* **STORED DATA**:

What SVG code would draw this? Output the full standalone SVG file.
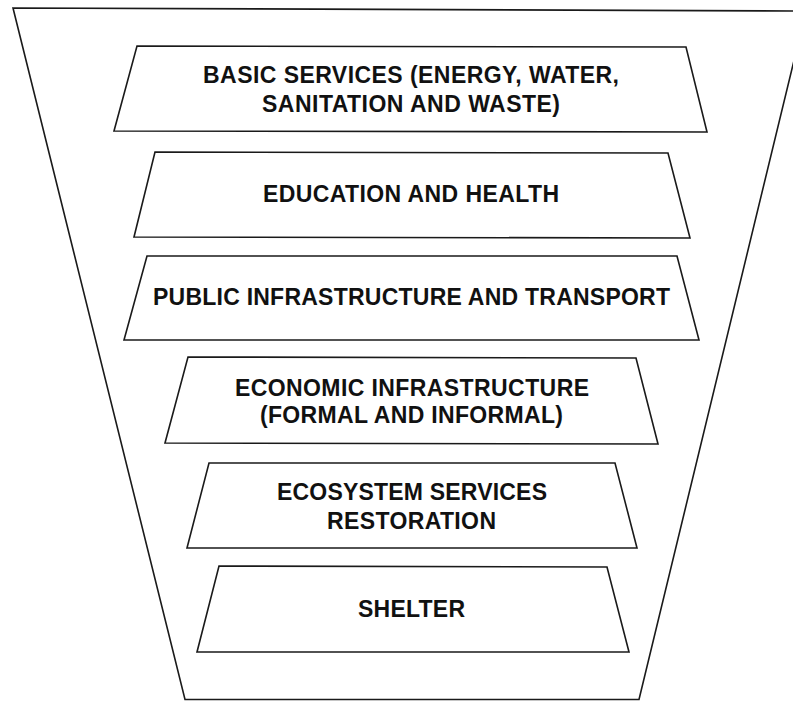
<svg xmlns="http://www.w3.org/2000/svg" width="793" height="702" viewBox="0 0 793 702">
  <style>
    .frame { fill: none; stroke: #1a1a1a; stroke-width: 1.6; stroke-linejoin: miter; }
    .box { fill: #ffffff; stroke: #1a1a1a; stroke-width: 1.6; stroke-linejoin: miter; }
    .lbl { font-family: "Liberation Sans", Arial, Helvetica, sans-serif; font-weight: bold; font-size: 23px; fill: #111111; text-anchor: middle; }
  </style>
  <rect x="0" y="0" width="793" height="702" fill="#ffffff"/>
  <g id="funnel">
    <polygon class="frame" points="13,8 806,11 639,699.5 185,699.5"/>
  </g>
  <g id="basic-services">
    <polygon class="box" points="137,46 686,47 707,132 114,131"/>
    <text class="lbl" x="411" y="83" textLength="416" lengthAdjust="spacing">BASIC SERVICES (ENERGY, WATER,</text>
    <text class="lbl" x="411" y="112" textLength="298" lengthAdjust="spacing">SANITATION AND WASTE)</text>
  </g>
  <g id="education-health">
    <polygon class="box" points="155,152 668,153 690,238 134,237"/>
    <text class="lbl" x="411" y="202" textLength="296" lengthAdjust="spacing">EDUCATION AND HEALTH</text>
  </g>
  <g id="public-infrastructure">
    <polygon class="box" points="147,256 677,256 699,340 124,340"/>
    <text class="lbl" x="411.5" y="305" textLength="517" lengthAdjust="spacing">PUBLIC INFRASTRUCTURE AND TRANSPORT</text>
  </g>
  <g id="economic-infrastructure">
    <polygon class="box" points="188,357 636,358 658,444 165,443"/>
    <text class="lbl" x="412" y="396" textLength="354" lengthAdjust="spacing">ECONOMIC INFRASTRUCTURE</text>
    <text class="lbl" x="411.5" y="423" textLength="303" lengthAdjust="spacing">(FORMAL AND INFORMAL)</text>
  </g>
  <g id="ecosystem-services">
    <polygon class="box" points="209,463 615,463 637,548 187,548"/>
    <text class="lbl" x="412" y="500" textLength="270" lengthAdjust="spacing">ECOSYSTEM SERVICES</text>
    <text class="lbl" x="411.5" y="529" textLength="169" lengthAdjust="spacing">RESTORATION</text>
  </g>
  <g id="shelter">
    <polygon class="box" points="219,566 607,567 629,652 197,652"/>
    <text class="lbl" x="411.5" y="617" textLength="107" lengthAdjust="spacing">SHELTER</text>
  </g>
</svg>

* **REQUIREMENTS**: Repeat the material above word for word, please, apart from its images.

* **FULL ANSWER**:
What SVG code would draw this? Output the full standalone SVG file.
<svg xmlns="http://www.w3.org/2000/svg" width="793" height="702" viewBox="0 0 793 702">
  <style>
    .frame { fill: none; stroke: #1a1a1a; stroke-width: 1.6; stroke-linejoin: miter; }
    .box { fill: #ffffff; stroke: #1a1a1a; stroke-width: 1.6; stroke-linejoin: miter; }
    .lbl { font-family: "Liberation Sans", Arial, Helvetica, sans-serif; font-weight: bold; font-size: 23px; fill: #111111; text-anchor: middle; }
  </style>
  <rect x="0" y="0" width="793" height="702" fill="#ffffff"/>
  <g id="funnel">
    <polygon class="frame" points="13,8 806,11 639,699.5 185,699.5"/>
  </g>
  <g id="basic-services">
    <polygon class="box" points="137,46 686,47 707,132 114,131"/>
    <text class="lbl" x="411" y="83" textLength="416" lengthAdjust="spacing">BASIC SERVICES (ENERGY, WATER,</text>
    <text class="lbl" x="411" y="112" textLength="298" lengthAdjust="spacing">SANITATION AND WASTE)</text>
  </g>
  <g id="education-health">
    <polygon class="box" points="155,152 668,153 690,238 134,237"/>
    <text class="lbl" x="411" y="202" textLength="296" lengthAdjust="spacing">EDUCATION AND HEALTH</text>
  </g>
  <g id="public-infrastructure">
    <polygon class="box" points="147,256 677,256 699,340 124,340"/>
    <text class="lbl" x="411.5" y="305" textLength="517" lengthAdjust="spacing">PUBLIC INFRASTRUCTURE AND TRANSPORT</text>
  </g>
  <g id="economic-infrastructure">
    <polygon class="box" points="188,357 636,358 658,444 165,443"/>
    <text class="lbl" x="412" y="396" textLength="354" lengthAdjust="spacing">ECONOMIC INFRASTRUCTURE</text>
    <text class="lbl" x="411.5" y="423" textLength="303" lengthAdjust="spacing">(FORMAL AND INFORMAL)</text>
  </g>
  <g id="ecosystem-services">
    <polygon class="box" points="209,463 615,463 637,548 187,548"/>
    <text class="lbl" x="412" y="500" textLength="270" lengthAdjust="spacing">ECOSYSTEM SERVICES</text>
    <text class="lbl" x="411.5" y="529" textLength="169" lengthAdjust="spacing">RESTORATION</text>
  </g>
  <g id="shelter">
    <polygon class="box" points="219,566 607,567 629,652 197,652"/>
    <text class="lbl" x="411.5" y="617" textLength="107" lengthAdjust="spacing">SHELTER</text>
  </g>
</svg>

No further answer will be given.